- Theatrical release poster
- Directed by: Joseph Kane
- Written by: Kenneth Gamet DeVallon Scott
- Based on: The Maverick Queen by Zane Grey
- Produced by: Herbert J. Yates
- Starring: Barbara Stanwyck Barry Sullivan
- Cinematography: Jack A. Marta
- Edited by: Richard L. Van Enger
- Music by: Victor Young
- Color process: Trucolor
- Production company: Republic Pictures
- Distributed by: Republic Pictures
- Release date: April 4, 1956;
- Running time: 90 minutes
- Country: United States
- Language: English

= The Maverick Queen =

1956 film

The Maverick Queen is a 1956 American Western and starring Barbara Stanwyck as the titular character and Barry Sullivan as an undercover Pinkerton detective out to stop outlaws Butch Cassidy, the Sundance Kid, and the Wild Bunch. It was the first film made in Republic's widescreen process Naturama. The film is based on the novel of the same name by Zane Grey.

==Plot==
A stranger, calling himself Jeff Young, imposes on rancher Lucy Lee for a meal and a night's rest, then saves her from being robbed. Jeff helps deliver her cattle to town, where he encounters Kit Banion running her saloon, The Maverick Queen.

Kit is secretly in cahoots with the notorious Hole in the Wall Gang, led by Butch Cassidy and Sundance, and a jealous Sundance is angered when Jeff beats him at poker and attracts romantic interest from Kit, who offers Jeff a job as a faro dealer. He reveals he is actually Jeff Younger, a relative of the Younger Gang outlaws, and wants to help Kit and her associates with their illegal holdups.
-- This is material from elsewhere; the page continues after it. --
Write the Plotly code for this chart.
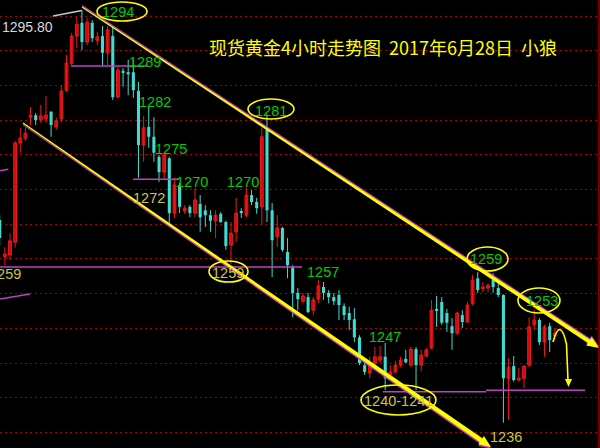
import math
import plotly.graph_objects as go

# ---------------- data (4h gold candles) ----------------
opens = [1265.6, 1260.3, 1260.55, 1262.4, 1276.7, 1277.4, 1280.4, 1280.7, 1280.0, 1280.2,
         1281.2, 1279.0, 1280.2, 1284.3, 1288.2, 1292.1, 1294.0, 1291.25, 1294.0, 1291.5,
         1292.1, 1289.7, 1292.1, 1283.3, 1287.1, 1286.9, 1286.9, 1284.2, 1276.4, 1279.0,
         1277.6, 1274.7, 1272.5, 1274.5, 1266.6, 1270.65, 1266.9, 1267.5, 1266.6, 1267.9,
         1267.0, 1266.3, 1265.5, 1266.5, 1265.3, 1262.0, 1263.9, 1266.9, 1266.3, 1269.2,
         1268.2, 1267.5, 1278.6, 1267.0, 1263.2, 1264.45, 1261.0, 1258.8, 1255.1, 1253.9,
         1254.5, 1252.6, 1254.2, 1255.95, 1255.1, 1254.5, 1254.8, 1253.2, 1252.2, 1251.3,
         1248.7, 1244.7, 1243.55, 1245.0, 1245.4, 1245.9, 1243.0, 1243.7, 1244.7, 1245.6,
         1244.7, 1247.0, 1244.7, 1246.0, 1247.15, 1252.8, 1253.8, 1252.2, 1250.3, 1249.3,
         1251.9, 1250.9, 1253.6, 1257.2, 1255.7, 1255.8, 1256.95, 1255.8, 1254.8, 1242.8,
         1244.55, 1242.55, 1242.8, 1244.7, 1250.5, 1251.2, 1248.0, 1250.3, 1248.9]
closes = [1263.0, 1260.7, 1262.6, 1276.7, 1277.4, 1278.1, 1280.7, 1280.0, 1280.6, 1280.7,
          1279.3, 1279.9, 1284.2, 1288.2, 1292.1, 1293.8, 1291.25, 1294.1, 1291.8, 1292.0,
          1289.7, 1293.0, 1283.3, 1287.2, 1286.8, 1286.6, 1284.3, 1276.4, 1278.9, 1277.6,
          1275.3, 1272.5, 1275.0, 1266.6, 1270.65, 1267.5, 1267.3, 1266.6, 1268.5, 1266.0,
          1266.3, 1265.5, 1266.3, 1265.3, 1261.85, 1263.7, 1266.6, 1266.6, 1269.2, 1268.2,
          1267.3, 1277.6, 1267.0, 1262.7, 1264.45, 1261.3, 1259.1, 1255.1, 1254.2, 1254.65,
          1252.35, 1254.1, 1256.1, 1255.1, 1254.5, 1253.9, 1253.35, 1251.9, 1251.2, 1248.7,
          1245.0, 1243.7, 1244.55, 1245.9, 1245.9, 1242.8, 1243.7, 1244.7, 1245.4, 1245.1,
          1247.0, 1244.7, 1246.15, 1246.9, 1252.6, 1252.5, 1250.8, 1250.8, 1249.3, 1252.2,
          1250.9, 1253.35, 1256.95, 1255.5, 1255.95, 1256.2, 1255.95, 1254.8, 1242.8, 1244.4,
          1242.55, 1242.8, 1244.55, 1250.2, 1251.2, 1248.0, 1250.2, 1248.3, 1249.3]
highs = [1266.3, 1261.7, 1263.7, 1277.0, 1278.9, 1278.9, 1281.9, 1281.0, 1282.2, 1283.5,
         1281.3, 1280.4, 1285.05, 1289.4, 1292.55, 1294.85, 1295.8, 1294.7, 1294.4, 1292.7,
         1293.55, 1293.55, 1293.4, 1287.8, 1287.5, 1288.7, 1288.7, 1285.5, 1280.6, 1281.9,
         1280.4, 1275.0, 1275.3, 1274.7, 1271.7, 1271.0, 1267.75, 1267.75, 1270.2, 1269.2,
         1267.75, 1267.0, 1267.0, 1266.75, 1265.5, 1265.3, 1268.8, 1267.3, 1270.2, 1269.9,
         1268.8, 1278.9, 1280.9, 1268.05, 1266.3, 1264.6, 1263.0, 1259.1, 1255.8, 1255.1,
         1255.1, 1254.5, 1256.95, 1256.7, 1255.5, 1255.1, 1255.5, 1253.6, 1253.1, 1252.9,
         1249.0, 1245.1, 1245.9, 1247.3, 1247.45, 1247.9, 1244.7, 1245.3, 1245.9, 1246.9,
         1247.3, 1247.3, 1246.9, 1247.15, 1254.1, 1254.65, 1254.5, 1252.8, 1251.5, 1252.35,
         1252.6, 1253.8, 1257.7, 1258.1, 1256.7, 1256.5, 1257.95, 1256.5, 1254.9, 1245.7,
         1246.0, 1244.3, 1244.7, 1251.6, 1252.6, 1251.5, 1250.5, 1250.8, 1250.05]
lows = [1262.0, 1259.1, 1259.85, 1261.6, 1275.3, 1277.0, 1279.3, 1279.3, 1279.6, 1279.6,
        1277.6, 1278.6, 1279.7, 1284.05, 1287.9, 1290.4, 1290.1, 1290.8, 1291.25, 1290.8,
        1287.9, 1287.9, 1282.9, 1283.2, 1284.8, 1283.6, 1283.2, 1271.7, 1274.0, 1276.0,
        1274.0, 1271.1, 1271.4, 1265.2, 1265.9, 1266.6, 1266.5, 1266.0, 1266.0, 1263.9,
        1264.6, 1263.9, 1263.0, 1265.2, 1261.3, 1259.3, 1262.4, 1265.9, 1266.0, 1267.75,
        1266.5, 1265.0, 1265.3, 1257.4, 1261.7, 1261.0, 1257.2, 1251.6, 1252.6, 1253.6,
        1252.2, 1251.9, 1253.6, 1254.1, 1253.6, 1253.35, 1251.2, 1251.2, 1249.75, 1248.0,
        1244.7, 1243.3, 1242.8, 1244.7, 1245.0, 1241.1, 1242.55, 1243.55, 1244.4, 1245.0,
        1244.4, 1241.1, 1243.8, 1245.9, 1247.0, 1250.2, 1250.5, 1249.5, 1246.9, 1249.0,
        1250.05, 1250.8, 1253.35, 1255.1, 1255.2, 1255.2, 1255.1, 1254.5, 1236.4, 1236.8,
        1242.3, 1242.3, 1241.4, 1244.4, 1249.75, 1247.6, 1245.9, 1246.6, 1248.3]

grid_prices = [1235, 1240, 1245, 1250, 1255, 1260, 1265, 1270, 1275, 1280, 1285, 1290, 1295]
title_text = "现货黄金4小时走势图\u00a0\u00a02017年6月28日\u00a0\u00a0小狼"

# ---------------- pixel <-> data helpers (for overlay drawings) ----------------
X0, DX = -0.3, 5.14
P0, PPU = 1297.305, 6.94


def fx(px):
    return (px - X0) / DX


def fy(py):
    return P0 - py / PPU


RED_LINE = "#f01818"
RED_FILL = "#b00000"
CYAN = "#40dcd0"
YEL = "#ffff00"
MAG = "#c040c0"
GREEN = "#00cc00"
OLIVE = "#c8c846"

idx = list(range(len(opens)))
up = [i for i in idx if closes[i] >= opens[i]]
dn = [i for i in idx if closes[i] < opens[i]]


def body(ids):
    base = [min(opens[i], closes[i]) for i in ids]
    h = [max(abs(closes[i] - opens[i]), 0.15) for i in ids]
    return base, h


def wicks(ids):
    xs, ys = [], []
    for i in ids:
        xs += [i, i, None]
        ys += [lows[i], highs[i], None]
    return xs, ys


fig = go.Figure()
for ids, col in ((up, RED_LINE), (dn, CYAN)):
    wx, wy = wicks(ids)
    fig.add_trace(go.Scatter(x=wx, y=wy, mode="lines", line=dict(color=col, width=1),
                             hoverinfo="skip"))
bu, hu = body(up)
fig.add_trace(go.Bar(x=up, y=hu, base=bu, width=0.55,
                     marker=dict(color=RED_FILL, line=dict(color=RED_LINE, width=1)),
                     hoverinfo="skip"))
bd, hd = body(dn)
fig.add_trace(go.Bar(x=dn, y=hd, base=bd, width=0.6,
                     marker=dict(color=CYAN, line=dict(color=CYAN, width=0)),
                     hoverinfo="skip"))

shapes = []


def seg(x0, y0, x1, y1, color, width):
    shapes.append(dict(type="line", xref="x", yref="y", x0=fx(x0), y0=fy(y0),
                       x1=fx(x1), y1=fy(y1), line=dict(color=color, width=width)))


def poly(pts, color):
    d = "M " + " L ".join(f"{fx(a):.4f},{fy(b):.4f}" for a, b in pts) + " Z"
    shapes.append(dict(type="path", xref="x", yref="y", path=d, fillcolor=color,
                       line=dict(width=0)))


def taper(p0, tip, w0, w1, color, off=0.0, head=True):
    ux, uy = tip[0] - p0[0], tip[1] - p0[1]
    L = math.hypot(ux, uy)
    ux, uy = ux / L, uy / L
    nx, ny = -uy, ux
    e = (tip[0] - ux * 8, tip[1] - uy * 8) if head else tip
    pts = [(p0[0] + nx * w0 / 2, p0[1] + ny * w0 / 2 + off),
           (e[0] + nx * w1 / 2, e[1] + ny * w1 / 2 + off),
           (e[0] - nx * w1 / 2, e[1] - ny * w1 / 2 + off),
           (p0[0] - nx * w0 / 2, p0[1] - ny * w0 / 2 + off)]
    poly(pts, color)
    if head:
        b = (tip[0] - ux * 12, tip[1] - uy * 12)
        poly([(tip[0], tip[1] + off), (b[0] + nx * 5, b[1] + ny * 5 + off),
              (b[0] - nx * 5, b[1] - ny * 5 + off)], color)


def ellipse(x0, y0, x1, y1):
    shapes.append(dict(type="circle", xref="x", yref="y", x0=fx(x0), x1=fx(x1),
                       y0=fy(y0), y1=fy(y1), line=dict(color=YEL, width=1.6)))


# horizontal level lines (magenta)
seg(71, 66, 148, 66, MAG, 1.5)
seg(133, 179.3, 179, 179.3, MAG, 1.5)
seg(0, 267, 302, 267, MAG, 1.5)
seg(383, 391.7, 486, 391.7, MAG, 1.5)
seg(486, 390.3, 585, 390.3, MAG, 1.5)
seg(0, 170.7, 8.3, 169.3, MAG, 1.5)
seg(0, 299, 30, 294, MAG, 1.5)

# channel lines
taper((82, 7), (599, 348), 1.0, 4.0, MAG, off=-1.5)
taper((82, 7), (599, 348), 1.2, 4.0, YEL)
taper((23, 123), (491, 447), 1.0, 4.5, MAG, off=1.6)
taper((23, 123), (491, 447), 1.2, 4.5, YEL)

# 1295.80 pointer
seg(53, 16, 82, 10.4, "#c8c8c8", 1.5)

# curved forecast arrow
cpath = (f"M {fx(553):.4f},{fy(342):.4f} Q {fx(560):.4f},{fy(316):.4f} "
         f"{fx(566.5):.4f},{fy(344):.4f} L {fx(568):.4f},{fy(381):.4f}")
shapes.append(dict(type="path", xref="x", yref="y", path=cpath,
                   line=dict(color=YEL, width=1.6)))
poly([(568.5, 387), (565, 379), (572, 379)], YEL)

# ellipses
ellipse(97, 2, 147, 21)
ellipse(248, 99, 294, 119)
ellipse(209, 261, 248, 282)
ellipse(467, 247, 508, 271)
ellipse(518, 288, 560, 313)
ellipse(361, 385, 436, 415)

# right border
seg(599, 0, 599, 448, "#c00000", 1.2)

annotations = []


def lab(text, x, y, color, size=14.5, anchor="center"):
    annotations.append(dict(x=fx(x), y=fy(y), xref="x", yref="y", text=text,
                            showarrow=False, xanchor=anchor, yanchor="middle",
                            font=dict(family="Liberation Sans, Arial", size=size,
                                      color=color)))


lab("1295.80", 27, 26.5, "#d8d8d8", 14)
lab("1294", 118, 12, GREEN)
lab("1289", 145, 62, GREEN)
lab("1282", 155, 101.5, GREEN)
lab("1275", 170.5, 148.5, GREEN)
lab("1270", 192, 182, GREEN)
lab("1270", 243, 182, GREEN)
lab("1272", 149, 198, OLIVE)
lab("1281", 271, 110.5, GREEN)
lab("1259", 5, 273.5, OLIVE)
lab("1259", 228, 272.5, OLIVE)
lab("1257", 322.5, 272, GREEN)
lab("1247", 385, 336.5, GREEN)
lab("1240-1241", 398.5, 400.5, OLIVE)
lab("1259", 486, 259, GREEN)
lab("1253", 542, 300.5, GREEN)
lab("1236", 506, 437, OLIVE)

annotations.append(dict(x=fx(207), y=fy(47), xref="x", yref="y", text=title_text,
                        showarrow=False, xanchor="left", yanchor="middle",
                        font=dict(family="Noto Sans CJK SC", size=18, color=YEL)))

fig.update_layout(
    width=600, height=448, margin=dict(l=0, r=0, t=0, b=0),
    paper_bgcolor="black", plot_bgcolor="black",
    showlegend=False, barmode="overlay",
    shapes=shapes, annotations=annotations,
    xaxis=dict(range=[fx(0), fx(600)], visible=False, fixedrange=True),
    yaxis=dict(range=[fy(448), fy(0)], tickvals=grid_prices, showticklabels=False,
               showgrid=True, gridcolor="#a80000", gridwidth=1, griddash="2px,3px",
               zeroline=False, showline=False, ticks="", fixedrange=True),
)

fig.write_html(
    "out.html",
    config={"displayModeBar": False},
    post_script="document.body.style.margin='0px';document.body.style.padding='0px';"
                "document.body.style.overflow='hidden';document.body.style.background='black';",
)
Lucy is held captive by Sundance after a train robbery, and Jeff ends up killing him to save her. Holding off the other outlaws while their cabin is on fire, Jeff is helped by Kit, who is shot and dies in his arms. The posse arrives, whereupon Jeff confesses that he is actually a Pinkerton detective, working undercover to catch the thieves.

==Cast==
- Barbara Stanwyck as Kit Banion
- Barry Sullivan as Jeff Young / Younger
- Scott Brady as Sundance
- Mary Murphy as Lucy Lee
- Wallace Ford as Jamie
- Howard Petrie as Butch Cassidy
- Jim Davis as The Stranger, the real Jeff Younger
- Emile Meyer as Leo Malone
- Walter Sande as Sheriff Wilson
- George Keymas as Muncie
- John Doucette as Loudmouth
- Taylor Holmes as Pete Callaher
- Pierre Watkin as McMillan
- Joni James as Title Song Singer

==Reception==
The New York Times wrote: "'The Maverick Queen' shows also that Republic, too, has recognized the growth of the screen—sideways. For the film is an old horse opera in still another technological dress." In 2012, Dennis Schwartz gave a rating of B and said: "The scenery is stunning, Stanwyck's performance is fiery and the pic is good enough to be a fair period piece and an entertaining watch." Turner Classic Movies wrote: "Whatever the film's shortcomings, a bravura performance by Stanwyck combined with the location shooting near Silverton, Colorado [..] make The Maverick Queen worthwhile viewing."